That led to stretches of the M6, M25, M3 and M20 being badly congested, with ongoing disruption from P&O’s sacking of 800 staff adding to the chaos.
The AA said routes to the South West were less busy than on Good Friday, but with some delays on the M4 and M5 near Bristol.
That was made worse by a blaze at a fireworks unit which shut the M4 in both directions.
Meanwhile, the closure of key parts of the West Coast mainline and London Euston routes due to engineering work meant disruption for Manchester City and Liverpool fans converging on the capital for their FA Cup semi-final clash.
Those determined to go abroad are being warned of months of disruption as staff shortages lead to axed flights.
Heathrow enjoyed its busiest bank holiday weekend since 2019 but a spokeswoman said: “Although we’ve been really busy, there are no significant queues.”
The Aviation Recruitment Network claims it could take up to 12 months for some airlines and airports to reach pre-pandemic staffing levels.
At Manchester airport, queues for check-in – managed by individual airlines – snaked back to the car park in Terminal One.
An airport spokesman said queuing times at the security gates were no longer than 55 minutes. But the Immigration Services Union said families returning from their breaks face long waits due to Border Force shortages and under-12s being unable to use electronic passport gates
The plight of some sunseekers stuck in bank holiday traffic was heightened by climate change activists gluing themselves to a fuel tanker in central London.

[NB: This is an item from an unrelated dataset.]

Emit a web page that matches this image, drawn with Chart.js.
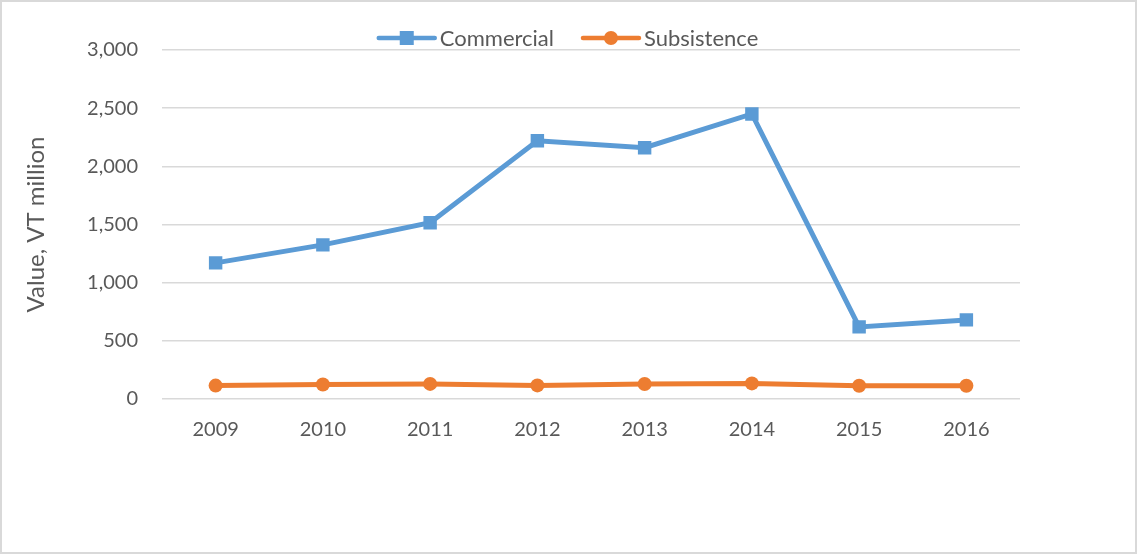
<!DOCTYPE html>
<html>
<head>
<meta charset="utf-8">
<script src="https://cdn.jsdelivr.net/npm/chart.js@4"></script>
<style>
  body { margin: 0; background: #fff; }
  #wrap { width: 1137px; height: 554px; }
</style>
</head>
<body>
<div id="wrap"><canvas id="lineChart" width="1137" height="554"></canvas></div>
<script>
const years = ['2009', '2010', '2011', '2012', '2013', '2014', '2015', '2016'];
const commercial = [1170, 1325, 1515, 2220, 2160, 2450, 620, 680];
const subsistence = [115, 124, 130, 117, 129, 134, 114, 114];
const yTicks = [0, 500, 1000, 1500, 2000, 2500, 3000];

const blue = '#5B9BD5';
const orange = '#ED7D31';
const textColor = '#595959';
const gridColor = '#D9D9D9';
const fontFamily = 'Lato, "Open Sans", sans-serif';

// white background + thin gray frame round the whole chart
const framePlugin = {
  id: 'frame',
  beforeDraw(chart) {
    const c = chart.ctx;
    c.save();
    c.fillStyle = '#fff';
    c.fillRect(0, 0, chart.width, chart.height);
    c.strokeStyle = gridColor;
    c.lineWidth = 2;
    c.strokeRect(1, 1, chart.width - 2, chart.height - 2);
    c.restore();
  }
};

// legend drawn like Excel: a short line with the marker in the middle
const legendPlugin = {
  id: 'excelLegend',
  afterDraw(chart) {
    const c = chart.ctx;
    const y = 38;
    const lineLen = 56;
    const gap = 5;
    const itemGap = 29;
    c.save();
    c.font = '22px ' + fontFamily;
    c.textBaseline = 'middle';
    const items = chart.data.datasets.map(ds => ({
      label: ds.label, color: ds.borderColor, style: ds.pointStyle,
      w: lineLen + gap + c.measureText(ds.label).width
    }));
    const total = items.reduce((s, it) => s + it.w, 0) + itemGap * (items.length - 1);
    let x = chart.width / 2 - total / 2;
    items.forEach(it => {
      c.strokeStyle = it.color;
      c.lineWidth = 4.5;
      c.lineCap = 'round';
      c.beginPath();
      c.moveTo(x, y);
      c.lineTo(x + lineLen, y);
      c.stroke();
      c.fillStyle = it.color;
      const mx = x + lineLen / 2;
      if (it.style === 'rect') {
        c.fillRect(mx - 7, y - 7, 14, 14);
      } else {
        c.beginPath();
        c.arc(mx, y, 7, 0, Math.PI * 2);
        c.fill();
      }
      c.fillStyle = textColor;
      c.fillText(it.label, x + lineLen + gap, y + 1);
      x += it.w + itemGap;
    });
    c.restore();
  }
};

const ctx = document.getElementById('lineChart').getContext('2d');
const chart = new Chart(ctx, {
  type: 'line',
  data: {
    labels: years,
    datasets: [{
      label: 'Commercial',
      data: commercial,
      borderColor: blue,
      backgroundColor: blue,
      borderWidth: 5,
      pointStyle: 'rect',
      pointRadius: 9.5,
      pointBorderWidth: 0,
      tension: 0
    }, {
      label: 'Subsistence',
      data: subsistence,
      borderColor: orange,
      backgroundColor: orange,
      borderWidth: 5,
      pointStyle: 'circle',
      pointRadius: 7,
      pointBorderWidth: 0,
      tension: 0
    }]
  },
  options: {
    responsive: false,
    animation: false,
    layout: { padding: { top: 50, right: 117, bottom: 0, left: 0 } },
    plugins: {
      legend: { display: false },
      tooltip: { enabled: false }
    },
    scales: {
      x: {
        offset: true,
        grid: { display: false, drawTicks: false },
        border: { display: false },
        ticks: { color: textColor, font: { family: fontFamily, size: 20 }, padding: 19 },
        afterFit(scale) { scale.height = 155; }
      },
      y: {
        min: 0,
        max: 3000,
        afterBuildTicks(scale) { scale.ticks = yTicks.map(v => ({ value: v })); },
        grid: { color: gridColor, lineWidth: 1.5, drawTicks: false },
        border: { display: false },
        ticks: {
          color: textColor,
          font: { family: fontFamily, size: 20 },
          padding: 24,
          callback: v => v.toLocaleString('en-US')
        },
        title: {
          display: true,
          text: 'Value, VT million',
          color: textColor,
          font: { family: fontFamily, size: 24 },
          padding: { top: 22 }
        },
        afterFit(scale) { scale.width = 162; }
      }
    }
  },
  plugins: [framePlugin, legendPlugin]
});
</script>
</body>
</html>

Extinction Rebellion protesters – including Olympic gold medal-winning canoeist Etienne Stott and Olympic sailor Laura Baldwin – climbed up on to a Shell vehicle in Paddington to protest against the use of fossil fuels.
Six people were led away in handcuffs by police as demonstrators said the “highly disruptive” action would end 10 days of protests.
It followed the blocking of four bridges on Friday and earlier protests at insurer, Lloyd’s of London.
There were also reports of fuel shortages after protests at supply sites. But Gordon Balmer, of the Petrol Retailers Association, said: “The majority are unaffected.”